┏━━

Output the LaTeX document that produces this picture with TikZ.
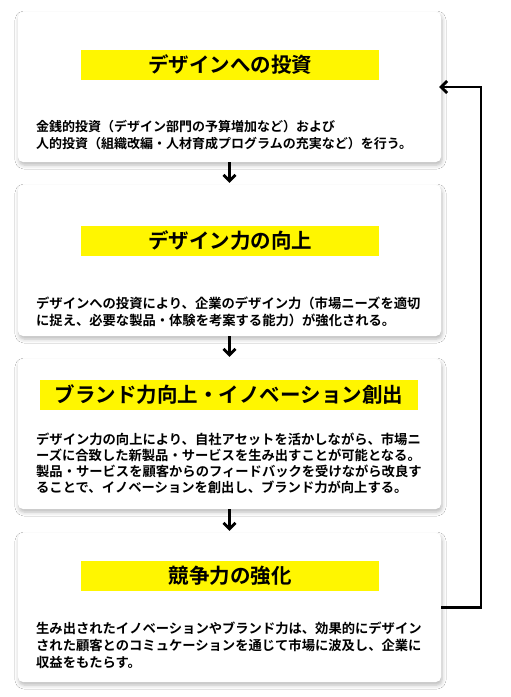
\documentclass[tikz,border=0pt]{standalone}
\usepackage{fontspec}
\setmainfont{Noto Sans CJK JP}[BoldFont={Noto Sans CJK JP Bold}]
\usetikzlibrary{arrows.meta,shadows.blur}
\definecolor{hl}{RGB}{255,246,0}
\tikzset{
  card/.style={draw=none,fill=white,rounded corners=5pt,minimum width=423pt,minimum height=150pt,inner sep=0pt,
    blur shadow={shadow xshift=1pt,shadow yshift=-3pt,shadow blur radius=4pt,shadow opacity=28}},
  titlebar/.style={fill=hl,inner sep=0pt,minimum height=30pt,font=\bfseries\fontsize{20.5}{24}\selectfont},
  body/.style={anchor=west,inner sep=0pt,align=left,font=\bfseries\fontsize{13}{16.5}\selectfont},
  flow/.style={line width=2.7pt,-{Straight Barb[length=6pt,width=12pt,line width=2.7pt]}},
}
\begin{document}
\begin{tikzpicture}[x=1pt,y=-1pt]
\useasboundingbox[fill=white] (0,0) rectangle (511,697);
% cards
\node[card] (b1) at (229.5,87) {};
\node[card,minimum height=151pt] (b2) at (229.5,260.5) {};
\node[card] (b3) at (229.5,434) {};
\node[card,minimum height=149pt] (b4) at (229.5,607.5) {};
% titles
\node[titlebar,minimum width=298pt] (t1) at (230,65) {デザインへの投資};
\node[titlebar,minimum width=298pt] (t2) at (230,241) {デザイン力の向上};
\node[titlebar,minimum width=378pt] (t3) at (229,395) {ブランド力向上・イノベーション創出};
\node[titlebar,minimum width=298pt] (t4) at (230,576) {競争力の強化};
% bodies
\node[body] (d1) at (36,135) {金銭的投資（デザイン部門の予算増加など）および\\人的投資（組織改編・人材育成プログラムの充実など）を行う。};
\node[body,font=\bfseries\fontsize{13.3}{17}\selectfont] (d2) at (36,311.5) {デザインへの投資により、企業のデザイン力（市場ニーズを適切\\に捉え、必要な製品・体験を考案する能力）が強化される。};
\node[body,font=\bfseries\fontsize{13.3}{15.8}\selectfont] (d3) at (36,463.5) {デザイン力の向上により、自社アセットを活かしながら、市場ニ\\ーズに合致した新製品・サービスを生み出すことが可能となる。\\製品・サービスを顧客からのフィードバックを受けながら改良す\\ることで、イノベーションを創出し、ブランド力が向上する。};
\node[body,font=\bfseries\fontsize{13.3}{17}\selectfont] (d4) at (36,645) {生み出されたイノベーションやブランド力は、効果的にデザイン\\された顧客とのコミュケーションを通じて市場に波及し、企業に\\収益をもたらす。};
% connectors
\draw[flow,shorten >=2pt] (b1.south) -- (b2.north);
\draw[flow,shorten >=2pt] (b2.south) -- (b3.north);
\draw[flow,shorten >=2pt] (b3.south) -- (b4.north);
\coordinate (fb) at (481,607.5);
\draw[flow,shorten >=-2pt] (b4.east) -- (fb) |- (b1.east);
\end{tikzpicture}
\end{document}
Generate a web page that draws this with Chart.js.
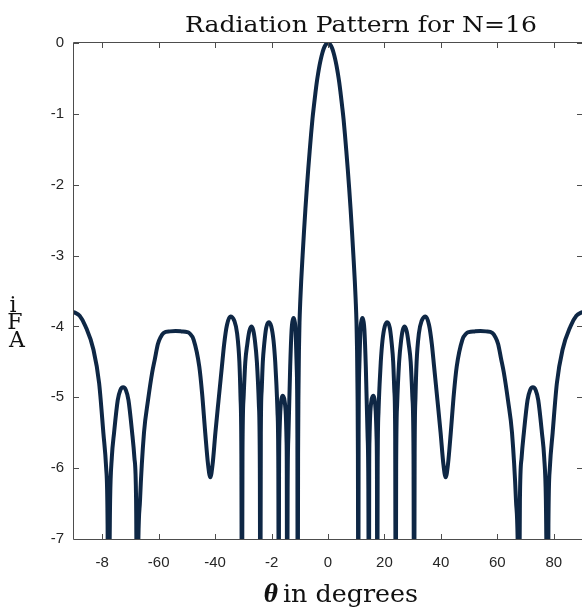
<!DOCTYPE html>
<html>
<head>
<meta charset="utf-8">
<script src="https://cdn.jsdelivr.net/npm/chart.js@4"></script>
<style>
  html, body { margin: 0; padding: 0; background: #ffffff; }
  #wrap { width: 582px; height: 608px; position: relative; overflow: hidden; }
</style>
</head>
<body>
<div id="wrap"><canvas id="c" width="582" height="608"></canvas></div>
<script>
// ---- data ----
const thetaLeft = [-90, -88, -85.9, -83.1, -81.1, -79.6, -78.6, -78.1, -77.9, -77.2, -76.6, -75.8, -74.5, -73.6, -72.6, -71.6, -70.7, -69.4, -68.6, -68.0, -67.6, -67.3, -66.6, -65.2, -63.8, -62.3, -61.3, -60.3, -59.3, -58.2, -56, -54, -52, -49.9, -49, -47.6, -45.6, -44.6, -43.5, -42.5, -41.7, -40.9, -39.9, -38.8, -37.6, -36.8, -35.8, -34.6, -33.2, -32.2, -31.4, -31.0, -30.7, -30.5, -30.3, -29.9, -29.3, -28.6, -27.9, -27.2, -26.5, -25.9, -25.2, -24.5, -24.15, -24.0, -23.8, -23.5, -23.1, -22.6, -21.9, -21.0, -20.1, -19.3, -18.7, -18.3, -17.9, -17.6, -17.45, -17.35, -17.2, -16.9, -16.5, -16.0, -15.4, -14.95, -14.7, -14.6, -14.5, -14.3, -14.0, -13.4, -12.9, -12.6, -12.2, -11.8, -11.5, -11.1, -10.85, -10.75, -10.6, -10.45, -10.3, -10.1, -9.8, -9.5, -9.0, -8.5, -8.0, -7.5, -7.0, -6.5, -6.0, -5.5, -5.0, -4.5, -4.0, -3.5, -3.0, -2.5, -2.0, -1.5, -1.0, -0.5];
const afLeft = [-3.8, -3.85, -4.0, -4.33, -4.8, -5.5, -6.0, -6.8, -9, -6.45, -5.85, -5.5, -5.04, -4.9, -4.86, -4.9, -5.04, -5.5, -5.85, -6.45, -9, -7.3, -6.45, -5.5, -5.05, -4.65, -4.45, -4.25, -4.15, -4.09, -4.07, -4.065, -4.07, -4.08, -4.1, -4.19, -4.57, -4.95, -5.5, -5.95, -6.13, -5.95, -5.5, -5.05, -4.57, -4.25, -3.98, -3.86, -3.92, -4.1, -4.5, -5.0, -5.8, -9, -5.8, -5.0, -4.5, -4.25, -4.07, -4.0, -4.05, -4.2, -4.5, -5.1, -6.0, -9, -5.5, -4.9, -4.5, -4.25, -4.02, -3.94, -4.0, -4.2, -4.5, -4.8, -5.2, -6.0, -9, -6.1, -5.55, -5.2, -5.03, -4.98, -5.05, -5.25, -5.6, -6.0, -9, -6.3, -5.5, -4.57, -4.05, -3.93, -3.88, -3.93, -4.05, -4.57, -5.5, -9, -5.8, -4.9, -4.35, -3.95, -3.62, -3.36, -3.0, -2.66, -2.34, -2.05, -1.78, -1.53, -1.29, -1.07, -0.89, -0.72, -0.56, -0.43, -0.315, -0.22, -0.14, -0.078, -0.035, -0.009];
const thetaRight = [0, 0.5, 1, 1.5, 2, 2.5, 3, 3.5, 4, 4.5, 5, 5.5, 6, 6.5, 7, 7.5, 8, 8.5, 9, 9.5, 9.8, 10.1, 10.3, 10.45, 10.6, 10.75, 10.85, 11.1, 11.5, 11.8, 12.2, 12.6, 12.9, 13.4, 14.0, 14.3, 14.5, 14.6, 14.7, 14.95, 15.4, 16.0, 16.5, 16.9, 17.2, 17.35, 17.45, 17.6, 17.9, 18.3, 18.7, 19.3, 20.1, 21.0, 21.9, 22.6, 23.1, 23.5, 23.8, 24.0, 24.15, 24.5, 25.2, 25.9, 26.5, 27.2, 27.9, 28.6, 29.3, 29.9, 30.3, 30.5, 30.7, 31.0, 31.4, 32.2, 33.2, 34.6, 35.8, 36.8, 37.6, 38.8, 39.9, 40.9, 41.7, 42.5, 43.5, 44.6, 45.6, 47.6, 49.0, 49.9, 52.0, 54.0, 56.0, 58.2, 59.3, 60.3, 61.3, 62.3, 63.8, 65.2, 66.6, 67.3, 67.6, 68.0, 68.6, 69.4, 70.7, 71.6, 72.6, 73.6, 74.5, 75.8, 76.6, 77.2, 77.9, 78.1, 78.6, 79.6, 81.1, 83.1, 85.9, 88.0, 90];
const afRight = [0, -0.009, -0.035, -0.078, -0.14, -0.22, -0.315, -0.43, -0.56, -0.72, -0.89, -1.07, -1.29, -1.53, -1.78, -2.05, -2.34, -2.66, -3.0, -3.36, -3.62, -3.95, -4.35, -4.9, -5.8, -9, -5.5, -4.57, -4.05, -3.93, -3.88, -3.93, -4.05, -4.57, -5.5, -6.3, -9, -6.0, -5.6, -5.25, -5.05, -4.98, -5.03, -5.2, -5.55, -6.1, -9, -6.0, -5.2, -4.8, -4.5, -4.2, -4.0, -3.94, -4.02, -4.25, -4.5, -4.9, -5.5, -9, -6.0, -5.1, -4.5, -4.2, -4.05, -4.0, -4.07, -4.25, -4.5, -5.0, -5.8, -9, -5.8, -5.0, -4.5, -4.1, -3.92, -3.86, -3.98, -4.25, -4.57, -5.05, -5.5, -5.95, -6.13, -5.95, -5.5, -4.95, -4.57, -4.19, -4.1, -4.08, -4.07, -4.065, -4.07, -4.09, -4.15, -4.25, -4.45, -4.65, -5.05, -5.5, -6.45, -7.3, -9, -6.45, -5.85, -5.5, -5.04, -4.9, -4.86, -4.9, -5.04, -5.5, -5.85, -6.45, -9, -6.8, -6.0, -5.5, -4.8, -4.33, -4.0, -3.85, -3.8];

const xTickValues = [-80, -60, -40, -20, 0, 20, 40, 60, 80];
const xTickLabels = ["-8", "-60", "-40", "-2", "0", "20", "40", "60", "80"];
const yTickValues = [0, -1, -2, -3, -4, -5, -6, -7];
const yTickLabels = ["0", "-1", "-2", "-3", "-4", "-5", "-6", "-7"];

const titleText = "Radiation Pattern for N=16";
const xLabelSymbol = "\u03B8";
const xLabelText = "in degrees";
const yLabelChars = ["i", "F", "A"];

// ---- build points ----
const theta = thetaLeft.concat(thetaRight);
const af = afLeft.concat(afRight);
if (theta.length !== af.length) { throw new Error("length mismatch " + theta.length + " vs " + af.length); }
const points = theta.map((t, i) => ({ x: t, y: af[i] }));

const AXIS_COLOR = "#4d4d4d";
const TEXT_COLOR = "#262626";

function fitText(ctx, text, left, baseline, targetWidth) {
  const w = ctx.measureText(text).width;
  ctx.save();
  ctx.translate(left, baseline);
  ctx.scale(targetWidth / w, 1);
  ctx.textAlign = "left";
  ctx.fillText(text, 0, 0);
  ctx.restore();
}

const framePlugin = {
  id: "framePlugin",
  afterDraw(chart) {
    const { ctx, chartArea: a, scales } = chart;
    ctx.save();
    ctx.strokeStyle = AXIS_COLOR;
    ctx.lineWidth = 1;
    ctx.beginPath();
    ctx.rect(Math.round(a.left) - 0.5, Math.round(a.top) - 0.5, Math.round(a.right - a.left) + 1, Math.round(a.bottom - a.top) + 1);
    ctx.stroke();
    const tl = 5;
    ctx.beginPath();
    xTickValues.forEach(v => {
      const px = Math.round(scales.x.getPixelForValue(v)) + 0.5;
      ctx.moveTo(px, a.bottom); ctx.lineTo(px, a.bottom - tl);
      ctx.moveTo(px, a.top); ctx.lineTo(px, a.top + tl);
    });
    yTickValues.forEach(v => {
      const py = Math.round(scales.y.getPixelForValue(v)) + 0.5;
      ctx.moveTo(a.left, py); ctx.lineTo(a.left + tl, py);
      ctx.moveTo(a.right, py); ctx.lineTo(a.right - tl, py);
    });
    ctx.stroke();

    // title
    ctx.fillStyle = "#111111";
    ctx.textBaseline = "alphabetic";
    ctx.font = '23px "DejaVu Serif"';
    fitText(ctx, titleText, 185, 32, 352);

    // x label
    ctx.font = 'italic bold 25px "DejaVu Serif"';
    fitText(ctx, xLabelSymbol, 264, 602, 14);
    ctx.font = '25px "DejaVu Serif"';
    fitText(ctx, xLabelText, 283, 602, 135);

    // y label (stacked glyphs)
    ctx.font = '22px "DejaVu Serif"';
    ctx.textAlign = "center";
    ctx.fillText(yLabelChars[0], 13, 312);
    ctx.fillText(yLabelChars[1], 15, 329);
    ctx.fillText(yLabelChars[2], 17, 347);
    ctx.restore();
  }
};

new Chart(document.getElementById("c"), {
  type: "line",
  data: {
    datasets: [{
      data: points,
      borderColor: "#0e2745",
      borderWidth: 4,
      pointRadius: 0,
      fill: false,
      cubicInterpolationMode: "monotone",
      borderJoinStyle: "round",
      borderCapStyle: "round"
    }]
  },
  options: {
    responsive: false,
    animation: false,
    events: [],
    layout: { padding: { top: 43, right: -2, left: 0, bottom: 0 } },
    plugins: { legend: { display: false }, title: { display: false }, tooltip: { enabled: false } },
    scales: {
      x: {
        type: "linear",
        min: -90, max: 90,
        grid: { display: false, drawTicks: false },
        border: { display: false },
        afterBuildTicks(scale) { scale.ticks = xTickValues.map(v => ({ value: v })); },
        afterFit(scale) { scale.height = 69; },
        ticks: {
          padding: 15,
          maxRotation: 0,
          autoSkip: false,
          color: TEXT_COLOR,
          font: { family: "Liberation Sans", size: 15 },
          callback: (v, i) => xTickLabels[i]
        }
      },
      y: {
        type: "linear",
        min: -7, max: 0,
        grid: { display: false, drawTicks: false },
        border: { display: false },
        afterBuildTicks(scale) { scale.ticks = yTickValues.map(v => ({ value: v })); },
        afterFit(scale) { scale.width = 74; },
        ticks: {
          padding: 10,
          autoSkip: false,
          color: TEXT_COLOR,
          font: { family: "Liberation Sans", size: 15 },
          callback: (v, i) => yTickLabels[i]
        }
      }
    }
  },
  plugins: [framePlugin]
});
</script>
</body>
</html>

┗━━

For each line of the listing that holds the word "with", show that line.

> [Exercise solution]
Output the LaTeX document that produces this picture with TikZ.
Generate a web page that draws this with Chart.js.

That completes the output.